The American search for the “true meaning of Christmas” intrigues and frustrates me. As children we just did not have this problem: we were too thrilled with the trappings of covetous anticipation to notice the metallic taste of “vanity of vanities” somewhere in the shreds of wrapping paper. But then we grew up. And so, we watch television specials all month, usually featuring a burnt-out workaholic who has to “rediscover” some hidden secret of holiday happiness which, as it happens, might actually be the whole secret of human existence. As we do this, we often sense the intolerable weight of obligation to fulfill an ever-increasing number of materialistic holiday demands while at the same time sensing the need to reconstruct artificially the fuzzy feelings (and fuzzy premises) allegedly at the heart of these holidays. All of this tends to end with exhaustion, grumpiness, alienation, and the nagging sensation that Vanity Fair has overlooked something. And it has.
Of course, the meaning of this season of waning daylight can only be found in the momentous, earth-shattering arrival of the Coming One through whom all times, items, ideas, and people have any meaning whatsoever. At the heart both of the Fast of Advent and of the Feast of Christmas lies the intrusion of the living God, the Almighty Creator as a Man into his own creation, all to save it from sin and to bring it to glory. To be sure, this is much more momentous than what the typical holiday seeker of spirituality and meaning is looking for. But the coming of the Messiah does not merely restore Christmas carols to their original childlike gleam or redeem gaudy decorations to be put up without restraint. When Jesus comes, it changes everything.
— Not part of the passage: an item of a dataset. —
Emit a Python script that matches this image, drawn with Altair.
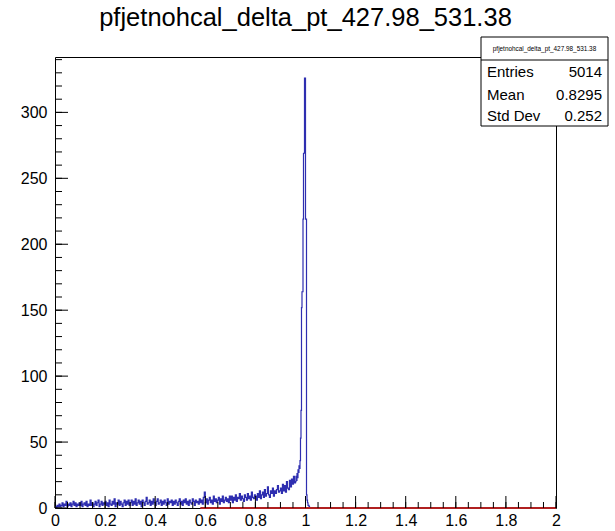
import altair as alt
import pandas as pd

# ---------------- data ----------------
hist_title = "pfjetnohcal_delta_pt_427.98_531.38"

# bins of width 0.004 from 0.00 to 0.96 (bin heights)
coarse_width = 0.004
coarse_counts = [
    1, 0, 2, 1, 3, 1, 2, 4, 1, 3, 2, 5, 1, 3, 2, 4, 1, 3, 5, 2, 4, 1, 3, 2, 4,
    2, 5, 1, 3, 4, 2, 5, 1, 3, 2, 6, 2, 4, 1, 3, 5, 2, 4, 6, 1, 3, 5, 2, 4, 3,
    5, 2, 4, 1, 6, 3, 2, 5, 3, 7, 1, 4, 3, 6, 2, 5, 3, 1, 4, 6, 2, 5, 3, 6, 2,
    4, 6, 2, 5, 3, 7, 2, 4, 6, 3, 5, 1, 6, 4, 2, 5, 8, 3, 4, 6, 2, 5, 3, 7, 4,
    2, 5, 7, 3, 4, 6, 2, 5, 3, 6, 4, 2, 7, 3, 5, 4, 6, 2, 5, 3, 6, 4, 2, 5, 7,
    3, 5, 2, 6, 4, 7, 3, 5, 2, 6, 4, 3, 7, 5, 2, 6, 4, 5, 3, 7, 4, 6, 3, 8, 12,
    4, 7, 3, 6, 8, 4, 6, 3, 9, 5, 7, 4, 6, 8, 3, 7, 5, 9, 4, 6, 8, 5, 7, 4, 9,
    6, 9, 4, 8, 6, 10, 5, 8, 7, 11, 6, 9, 7, 5, 10, 8, 6, 11, 7, 9, 6, 12, 8, 7, 10,
    9, 6, 11, 8, 13, 7, 10, 12, 8, 14, 9, 11, 16, 10, 8, 13, 11, 15, 9, 13, 11, 14, 17, 12, 13,
    15, 11, 18, 13, 17, 12, 20, 15, 14, 21, 16, 22, 18, 24, 19,
]
# bins of width 0.002 from 0.96 to 1.02 (peak region)
fine_start = 0.96
fine_width = 0.002
fine_counts = [
    20, 24, 21, 26, 23, 29, 27, 32, 30, 36,
    53, 74, 152, 164, 164, 219, 269, 269, 326, 326,
    219, 219, 10, 6, 4, 2, 2, 1, 0, 0,
]
x_min, x_max = 0.0, 2.0
y_max = 342

# red line lying on the x axis
red_x = [0.58, 2.0]
red_y = [0, 0]

# axis ticks / labels
x_major = [0, 0.2, 0.4, 0.6, 0.8, 1.0, 1.2, 1.4, 1.6, 1.8, 2.0]
x_minor = [i * 0.05 for i in range(41)]
y_major = [0, 50, 100, 150, 200, 250, 300]
y_minor = [i * 10 for i in range(35)]

# stats box
stat_names = ["Entries", "Mean", "Std Dev"]
stat_values = ["5014", "0.8295", "0.252"]

# ---------------- build ----------------
W, H = 501, 451
FONT = "Liberation Sans"

xs, ys = [], []
for i, c in enumerate(coarse_counts):
    xs.append(i * coarse_width)
    ys.append(c)
for i, c in enumerate(fine_counts):
    xs.append(fine_start + i * fine_width)
    ys.append(c)
xs.append(fine_start + len(fine_counts) * fine_width)
ys.append(0)
xs.append(x_max)
ys.append(0)
hist = pd.DataFrame({"x": xs, "y": ys})

xscale = alt.Scale(domain=[x_min, x_max], nice=False, zero=False)
yscale = alt.Scale(domain=[0, y_max], nice=False)

xaxis = alt.Axis(values=x_major, format="~g", title=None, grid=False, ticks=False,
                 domain=False, labelFont=FONT, labelFontSize=16, labelColor="black",
                 labelPadding=4, labelFlush=False, labelOverlap=False, labelBound=False)
yaxis = alt.Axis(values=y_major, format="d", title=None, grid=False, ticks=False,
                 domain=False, labelFont=FONT, labelFontSize=16, labelColor="black",
                 labelPadding=8, labelFlush=False, labelOverlap=False, labelBound=False)

line = alt.Chart(hist).mark_line(interpolate="step-after", color="#2e2eb0", strokeWidth=1.2).encode(
    x=alt.X("x:Q", scale=xscale, axis=xaxis),
    y=alt.Y("y:Q", scale=yscale, axis=yaxis),
)

red = alt.Chart(pd.DataFrame({"x": red_x, "y": red_y})).mark_line(color="#b02020", strokeWidth=2).encode(
    x=alt.X("x:Q", scale=xscale), y=alt.Y("y:Q", scale=yscale)
)

xmaj = alt.Chart(pd.DataFrame({"v": x_major})).mark_rule(color="black", strokeWidth=1).encode(
    x=alt.X("v:Q", scale=xscale), y=alt.value(H), y2=alt.value(H - 12)
)
xmin_ = alt.Chart(pd.DataFrame({"v": x_minor})).mark_rule(color="black", strokeWidth=1).encode(
    x=alt.X("v:Q", scale=xscale), y=alt.value(H), y2=alt.value(H - 6)
)
ymaj = alt.Chart(pd.DataFrame({"v": y_major})).mark_rule(color="black", strokeWidth=1).encode(
    y=alt.Y("v:Q", scale=yscale), x=alt.value(0), x2=alt.value(13)
)
ymin_ = alt.Chart(pd.DataFrame({"v": y_minor})).mark_rule(color="black", strokeWidth=1).encode(
    y=alt.Y("v:Q", scale=yscale), x=alt.value(0), x2=alt.value(7)
)

one = pd.DataFrame({"a": [0]})
box_l, box_r, box_t, box_b = 426, 553, -20, 69
box = alt.Chart(one).mark_rect(fill="white", stroke="black", strokeWidth=1).encode(
    x=alt.value(box_l), x2=alt.value(box_r), y=alt.value(box_t), y2=alt.value(box_b)
)
sep = alt.Chart(one).mark_rule(color="black", strokeWidth=1).encode(
    x=alt.value(box_l), x2=alt.value(box_r), y=alt.value(3)
)
head = alt.Chart(pd.DataFrame({"t": [hist_title]})).mark_text(
    font=FONT, fontSize=6.4, align="center", baseline="middle", color="black"
).encode(text="t:N", x=alt.value((box_l + box_r) / 2), y=alt.value(-8))

row_y = [15, 38, 59]
stat_layers = []
for name, val, ry in zip(stat_names, stat_values, row_y):
    d = pd.DataFrame({"name": [name], "val": [val]})
    stat_layers.append(
        alt.Chart(d).mark_text(font=FONT, fontSize=15, align="left", baseline="middle", color="black")
        .encode(text="name:N", x=alt.value(box_l + 6), y=alt.value(ry))
    )
    stat_layers.append(
        alt.Chart(d).mark_text(font=FONT, fontSize=15, align="right", baseline="middle", color="black")
        .encode(text="val:N", x=alt.value(box_r - 6), y=alt.value(ry))
    )

chart = alt.layer(line, red, xmaj, xmin_, ymaj, ymin_, box, sep, head, *stat_layers).properties(
    width=W, height=H,
    background="white",
    title=alt.TitleParams(hist_title, font=FONT, fontSize=25.5, fontWeight="normal",
                          anchor="middle", color="black", offset=5),
    padding={"left": 55, "top": 57, "right": 59, "bottom": 23},
    autosize=alt.AutoSizeParams(type="none"),
).configure_view(stroke="black", strokeWidth=1)

chart.save("out.html", embed_options={"renderer": "svg", "actions": False})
And this is what gave Mary reason to sing as she did to her cousin Elizabeth in what we know as the Magnificat. By God’s choice, she who was simply an impoverished adolescent girl from a forsaken family in an insignificant town was given the simple Good News that she need not fear. By way of Gabriel and his message, she who had never known hope apart from what the prophets had promised centuries beforehand now knew that she had found favor with God. By the power of the Holy Spirit, she who had never lain with a man would conceive, carry, and bear a Son who would be called the Son of God and who would sit on the throne of his forefather David forever. And though she gave her affirmative acceptance of the will of God then and there, it is in her song that it all spills out to Elizabeth, and to us.
As Mary stands and praises the God of Abraham, she weaves throughout her song an understanding of the Gospel which carries with it loads of meaning for the birth of this boy and for the whole rest of the world. Why does Mary magnify the Lord? Why does her spirit rejoice in God her Savior? It is because he regarded her lowliness, stooped down from heaven and exalted her by choosing her to be the mother of the Son of God, the Son of David, the Lord of all things, and the Savior of his people. He in his grace and mercy had shown his power, love, and mysterious wisdom in exalting such a lowly, humble, meek, and otherwise insignificant girl to that pivotal place in his redemptive plans for history. He magnified her, so she magnifies him.
But as Mary considers God’s holiness, might, and mercy, she quickly understands that the inconceivable change in her life that she has experienced pours out into the rest of the world in the same way. The coming of Messiah means the Great Reversal of all things as he enters into his Kingdom. Those who are wise in their own eyes are scattered by the wisdom of God. Those who grasped power for themselves are thrust down even as the meek and humble are exalted to the top. Those who are hungry are finally fed, while those who have denied them sustenance waste away apart from him. And most importantly, God’s broken people, who had suffered so obviously and for so long under the weight of sin, guilt, hunger, plague, sword, and death, would finally enter into the blessing and rest promised to Abraham so many centuries before.
Mary here grasps and fleshes out in her song one of the central truths of the Gospel: her son Jesus Christ accomplished the Great Reversal. His lowly birth, lowly life, and lowly death were reversed when he experienced his mighty resurrection and glorious ascension, which means that not only has the curse on his people been turned to blessing, but the tables have been turned throughout the whole of reality. All of life finds its purpose and meaning only in this Man and in submission to his authority, and all of life will be judged by him on the Last Day when he comes again in glory. That little first-trimester baby, who lay in Mary’s womb as she sang this song, is now and ever King of kings and Lord of lords: holy is his name, and his mercy on those who fear him through all generations.
Meaning in general can be tenuous, artificial, even synthetic, and never more so than around the month of December. But in the midst of the holiday blues or a nagging ennui, we have in Mary’s song a vibrant reminder that God in Christ was reconciling the world to himself, that God in Christ will make all things new, and that God in Christ has magnified us who believe in his mercy, to the point that we will be called blessed by all generations.
And that, boys and girls, is the true meaning of Christmas.